After 30 minutes open the oven door, turn the pan, and add more sauce if needed. Return the pan to the oven for another 30 minutes. When finished the sauce should have thickened somewhat and the tops of the meatballs nicely glazed.
If you are serving the meatballs on a bed of pasta as pictured, have the pasta cooked al dente and ready for serving as soon as the meatballs come out of the oven.
Serving: Place the pasta on individual plates and top with 3 meatballs per serving. Spoon sauce over the pasta and a little over the meatballs. Top each meatball with the remaining grated Parmegiano-Reggiano and serve.
“Passata” Tomato Sauce:
- 2 24 oz bottles or cartons of Italian passata tomato sauce (Mutti brand is very good)

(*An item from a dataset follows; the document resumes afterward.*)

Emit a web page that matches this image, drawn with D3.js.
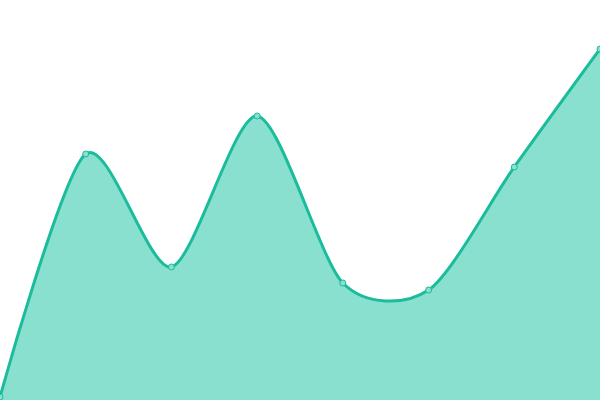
<!DOCTYPE html>
<html>
<head>
<meta charset="utf-8">
<script src="https://cdn.jsdelivr.net/npm/d3@7"></script>
<style>
  html, body { margin: 0; padding: 0; background: #fff; }
</style>
</head>
<body>
<svg id="chart" width="600" height="400"></svg>
<script>
// values (0 = bottom, 400 = top)
const labels = ['p1', 'p2', 'p3', 'p4', 'p5', 'p6', 'p7', 'p8'];
const values = [3, 246, 133, 284, 117, 110, 233, 351];

const width = 600;
const height = 400;

const svg = d3.select('#chart');

const xScale = d3.scalePoint()
  .domain(labels)
  .range([0, width]);

const yScale = d3.scaleLinear()
  .domain([0, 400])
  .range([height, 0]);

const data = labels.map((l, i) => ({ label: l, value: values[i] }));

const curve = d3.curveCardinal.tension(0.2);

const area = d3.area()
  .x((d) => xScale(d.label))
  .y0(height)
  .y1((d) => yScale(d.value))
  .curve(curve);

const line = d3.line()
  .x((d) => xScale(d.label))
  .y((d) => yScale(d.value))
  .curve(curve);

svg.append('path')
  .datum(data)
  .attr('d', area)
  .style('fill', '#89e0ce');

svg.append('path')
  .datum(data)
  .attr('d', line)
  .style('fill', 'none')
  .style('stroke', '#1abc9c')
  .style('stroke-width', 3);

svg.selectAll('circle.pt')
  .data(data)
  .enter()
  .append('circle')
  .attr('class', 'pt')
  .attr('cx', (d) => xScale(d.label))
  .attr('cy', (d) => yScale(d.value))
  .attr('r', 3)
  .style('fill', '#89e0ce')
  .style('stroke', '#1abc9c')
  .style('stroke-width', 1);
</script>
</body>
</html>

- 2 tablespoons extra virgin olive oil
- 1 ½ to 2 teaspoons sea salt
- freshly ground black pepper
- a pinch of sugar
- ½ teaspoon ground red chile (optional)
- chicken stock as needed
“Passata” describes a process where vine ripe Roma tomatoes are passed through a food mill and then cooked. The process removes the seeds and skin from the tomatoes and once cooked makes a simple tomato sauce with just a few added ingredients.
I highly recommend using imported passata. There are several brands available. Mutti is my favorite and makes a beautiful sauce bursting with flavor.
Place a large saucepan over medium heat. Add the olive oil and when nearly smoking pour in the passata and stir. Once the sauce comes back to a boil lower the heat to a simmer. Stir in the salt, black pepper, sugar, and chile powder if using. Cook for 30 minutes, stirring from time to time. Add hot chicken stock if the sauce needs thinning.
Keep the sauce warm on the stove top to add to the meatballs for braising or for saucing pasta before serving.
You will most likely have left over sauce which you can freeze for later use.